▶ _Stated problem_
Reproduce the listing below exactly, beginning with its first line and ending with the line that holds "plt.rcParams['font.family'] = ['Liberation"; pictures are not part of the copy.

**********

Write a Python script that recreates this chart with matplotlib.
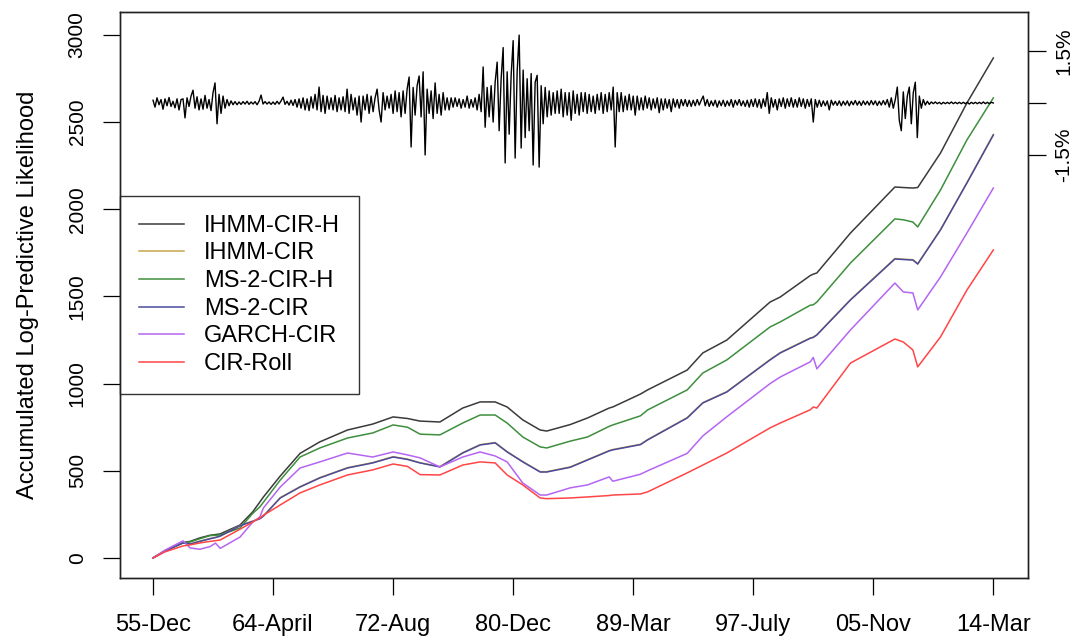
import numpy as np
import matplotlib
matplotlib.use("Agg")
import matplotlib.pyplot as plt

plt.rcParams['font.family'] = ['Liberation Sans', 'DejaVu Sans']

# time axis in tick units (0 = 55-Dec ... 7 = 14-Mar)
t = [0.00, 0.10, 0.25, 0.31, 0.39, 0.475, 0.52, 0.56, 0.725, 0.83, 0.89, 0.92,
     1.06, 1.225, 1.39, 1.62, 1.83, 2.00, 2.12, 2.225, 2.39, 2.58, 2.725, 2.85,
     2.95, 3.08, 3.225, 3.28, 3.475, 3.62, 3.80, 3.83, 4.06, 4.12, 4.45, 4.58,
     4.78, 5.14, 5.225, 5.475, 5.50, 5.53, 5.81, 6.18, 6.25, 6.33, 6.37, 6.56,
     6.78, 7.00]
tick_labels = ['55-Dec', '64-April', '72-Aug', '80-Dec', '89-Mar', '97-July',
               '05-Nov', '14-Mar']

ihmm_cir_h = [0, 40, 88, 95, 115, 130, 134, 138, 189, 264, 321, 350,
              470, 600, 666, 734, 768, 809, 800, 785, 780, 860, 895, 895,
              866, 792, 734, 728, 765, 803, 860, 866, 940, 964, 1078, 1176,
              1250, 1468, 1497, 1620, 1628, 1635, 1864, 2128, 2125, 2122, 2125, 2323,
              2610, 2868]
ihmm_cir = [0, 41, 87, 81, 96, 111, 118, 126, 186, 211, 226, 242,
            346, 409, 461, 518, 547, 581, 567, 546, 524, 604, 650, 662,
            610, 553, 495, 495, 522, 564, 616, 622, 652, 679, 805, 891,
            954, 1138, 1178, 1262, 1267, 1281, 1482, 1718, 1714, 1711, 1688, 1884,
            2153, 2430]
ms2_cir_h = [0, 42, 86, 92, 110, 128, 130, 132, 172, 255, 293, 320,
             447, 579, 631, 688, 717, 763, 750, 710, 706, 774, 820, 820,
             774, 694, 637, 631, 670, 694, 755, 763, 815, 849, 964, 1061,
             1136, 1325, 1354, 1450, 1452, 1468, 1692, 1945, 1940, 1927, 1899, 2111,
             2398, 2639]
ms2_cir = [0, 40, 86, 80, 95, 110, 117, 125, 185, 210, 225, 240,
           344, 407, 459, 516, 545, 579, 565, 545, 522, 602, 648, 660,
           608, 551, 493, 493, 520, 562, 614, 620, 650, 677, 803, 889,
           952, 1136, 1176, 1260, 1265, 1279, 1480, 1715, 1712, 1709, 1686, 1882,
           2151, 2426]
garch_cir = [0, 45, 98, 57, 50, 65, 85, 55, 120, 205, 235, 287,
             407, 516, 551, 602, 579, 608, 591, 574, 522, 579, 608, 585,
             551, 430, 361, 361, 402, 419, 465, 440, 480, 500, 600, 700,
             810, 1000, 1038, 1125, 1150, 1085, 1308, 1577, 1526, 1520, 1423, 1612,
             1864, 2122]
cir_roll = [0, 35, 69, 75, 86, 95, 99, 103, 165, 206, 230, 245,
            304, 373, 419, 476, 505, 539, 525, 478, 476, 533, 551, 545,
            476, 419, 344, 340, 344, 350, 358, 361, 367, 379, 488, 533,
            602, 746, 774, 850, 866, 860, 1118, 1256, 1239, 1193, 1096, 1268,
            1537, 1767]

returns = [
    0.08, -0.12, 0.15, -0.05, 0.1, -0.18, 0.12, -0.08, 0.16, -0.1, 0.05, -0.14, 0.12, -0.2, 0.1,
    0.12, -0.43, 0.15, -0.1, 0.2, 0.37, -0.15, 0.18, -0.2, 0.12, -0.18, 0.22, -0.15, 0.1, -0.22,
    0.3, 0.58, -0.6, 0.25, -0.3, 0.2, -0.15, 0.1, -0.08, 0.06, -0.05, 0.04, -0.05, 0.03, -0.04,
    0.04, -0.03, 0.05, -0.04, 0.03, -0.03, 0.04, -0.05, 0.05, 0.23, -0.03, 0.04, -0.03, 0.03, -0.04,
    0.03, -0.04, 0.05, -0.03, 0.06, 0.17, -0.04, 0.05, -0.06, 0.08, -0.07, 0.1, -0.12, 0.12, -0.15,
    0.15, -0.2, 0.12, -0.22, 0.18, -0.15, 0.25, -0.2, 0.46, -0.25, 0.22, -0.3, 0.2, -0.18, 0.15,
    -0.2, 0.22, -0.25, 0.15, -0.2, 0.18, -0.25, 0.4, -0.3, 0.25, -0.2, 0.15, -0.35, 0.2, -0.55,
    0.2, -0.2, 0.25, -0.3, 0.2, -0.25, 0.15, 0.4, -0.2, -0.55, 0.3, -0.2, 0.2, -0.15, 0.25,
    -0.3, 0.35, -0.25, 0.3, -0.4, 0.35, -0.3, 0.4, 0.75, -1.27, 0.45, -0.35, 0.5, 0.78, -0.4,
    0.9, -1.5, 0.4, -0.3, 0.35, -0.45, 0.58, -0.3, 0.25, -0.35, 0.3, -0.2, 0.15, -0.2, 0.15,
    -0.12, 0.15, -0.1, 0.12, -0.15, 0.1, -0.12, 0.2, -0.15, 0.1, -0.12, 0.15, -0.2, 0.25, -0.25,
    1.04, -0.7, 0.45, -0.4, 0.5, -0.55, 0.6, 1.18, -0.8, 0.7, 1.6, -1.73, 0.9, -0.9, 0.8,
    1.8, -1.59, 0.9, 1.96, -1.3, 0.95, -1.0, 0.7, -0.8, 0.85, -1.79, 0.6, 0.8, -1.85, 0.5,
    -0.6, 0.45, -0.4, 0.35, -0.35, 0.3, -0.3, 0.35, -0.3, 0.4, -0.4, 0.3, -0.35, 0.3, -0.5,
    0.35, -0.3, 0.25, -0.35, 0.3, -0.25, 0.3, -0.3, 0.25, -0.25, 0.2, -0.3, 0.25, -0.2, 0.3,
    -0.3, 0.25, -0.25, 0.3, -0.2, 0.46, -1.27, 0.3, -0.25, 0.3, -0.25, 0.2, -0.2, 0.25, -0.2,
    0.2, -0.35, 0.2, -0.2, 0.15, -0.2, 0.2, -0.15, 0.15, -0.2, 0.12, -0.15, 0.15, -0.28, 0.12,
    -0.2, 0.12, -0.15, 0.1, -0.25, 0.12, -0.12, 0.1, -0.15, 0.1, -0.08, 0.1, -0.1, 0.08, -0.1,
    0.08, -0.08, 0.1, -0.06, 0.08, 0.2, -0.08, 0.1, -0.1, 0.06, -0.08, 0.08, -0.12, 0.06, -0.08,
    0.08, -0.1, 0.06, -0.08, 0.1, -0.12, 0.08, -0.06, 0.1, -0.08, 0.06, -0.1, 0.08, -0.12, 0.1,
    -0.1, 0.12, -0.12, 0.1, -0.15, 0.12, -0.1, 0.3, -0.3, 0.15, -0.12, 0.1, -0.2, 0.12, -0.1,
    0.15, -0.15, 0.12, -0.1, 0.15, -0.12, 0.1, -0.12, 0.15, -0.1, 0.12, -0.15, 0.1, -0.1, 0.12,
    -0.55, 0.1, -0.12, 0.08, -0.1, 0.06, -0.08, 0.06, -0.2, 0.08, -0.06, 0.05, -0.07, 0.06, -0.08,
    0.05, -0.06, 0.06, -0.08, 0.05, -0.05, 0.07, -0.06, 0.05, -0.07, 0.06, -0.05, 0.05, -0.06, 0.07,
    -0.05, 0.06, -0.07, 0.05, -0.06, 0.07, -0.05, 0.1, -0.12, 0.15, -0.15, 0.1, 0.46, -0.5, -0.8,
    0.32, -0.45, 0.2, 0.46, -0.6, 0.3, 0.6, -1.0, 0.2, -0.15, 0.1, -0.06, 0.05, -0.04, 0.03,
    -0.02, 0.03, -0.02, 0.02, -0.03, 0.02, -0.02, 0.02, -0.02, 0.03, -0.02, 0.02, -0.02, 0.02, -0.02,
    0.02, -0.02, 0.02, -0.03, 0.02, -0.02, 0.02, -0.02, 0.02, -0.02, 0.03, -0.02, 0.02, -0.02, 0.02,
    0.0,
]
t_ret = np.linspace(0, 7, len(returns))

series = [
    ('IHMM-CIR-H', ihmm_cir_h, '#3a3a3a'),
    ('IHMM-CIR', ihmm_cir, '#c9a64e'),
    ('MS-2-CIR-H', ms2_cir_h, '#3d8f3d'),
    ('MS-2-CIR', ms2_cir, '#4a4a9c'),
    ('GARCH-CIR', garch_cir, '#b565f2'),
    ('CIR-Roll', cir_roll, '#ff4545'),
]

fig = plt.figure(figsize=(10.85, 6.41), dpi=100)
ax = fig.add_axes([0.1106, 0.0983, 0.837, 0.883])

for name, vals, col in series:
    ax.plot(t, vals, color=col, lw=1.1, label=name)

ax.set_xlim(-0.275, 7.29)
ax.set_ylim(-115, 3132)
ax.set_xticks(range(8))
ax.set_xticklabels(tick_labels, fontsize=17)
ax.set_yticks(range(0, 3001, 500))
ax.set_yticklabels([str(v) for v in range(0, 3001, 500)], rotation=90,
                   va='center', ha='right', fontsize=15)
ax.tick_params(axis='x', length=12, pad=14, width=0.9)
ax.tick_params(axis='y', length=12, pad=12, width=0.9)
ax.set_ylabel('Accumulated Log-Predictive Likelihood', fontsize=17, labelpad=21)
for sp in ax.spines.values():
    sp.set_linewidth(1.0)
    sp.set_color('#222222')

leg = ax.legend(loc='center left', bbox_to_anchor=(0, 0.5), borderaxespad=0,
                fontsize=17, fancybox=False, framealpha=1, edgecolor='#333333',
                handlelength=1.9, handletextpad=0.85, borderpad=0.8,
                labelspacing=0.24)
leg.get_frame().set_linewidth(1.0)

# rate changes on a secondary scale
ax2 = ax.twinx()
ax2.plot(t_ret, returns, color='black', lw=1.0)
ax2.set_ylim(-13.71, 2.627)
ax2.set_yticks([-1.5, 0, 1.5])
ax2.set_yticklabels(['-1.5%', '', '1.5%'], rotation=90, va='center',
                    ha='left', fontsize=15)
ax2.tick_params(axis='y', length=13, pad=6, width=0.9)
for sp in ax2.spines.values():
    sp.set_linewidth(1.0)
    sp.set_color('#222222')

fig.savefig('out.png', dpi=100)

**********

▶ _Task response_
Write a Python script that recreates this chart with matplotlib.
import numpy as np
import matplotlib
matplotlib.use("Agg")
import matplotlib.pyplot as plt

plt.rcParams['font.family'] = ['Liberation Sans', 'DejaVu Sans']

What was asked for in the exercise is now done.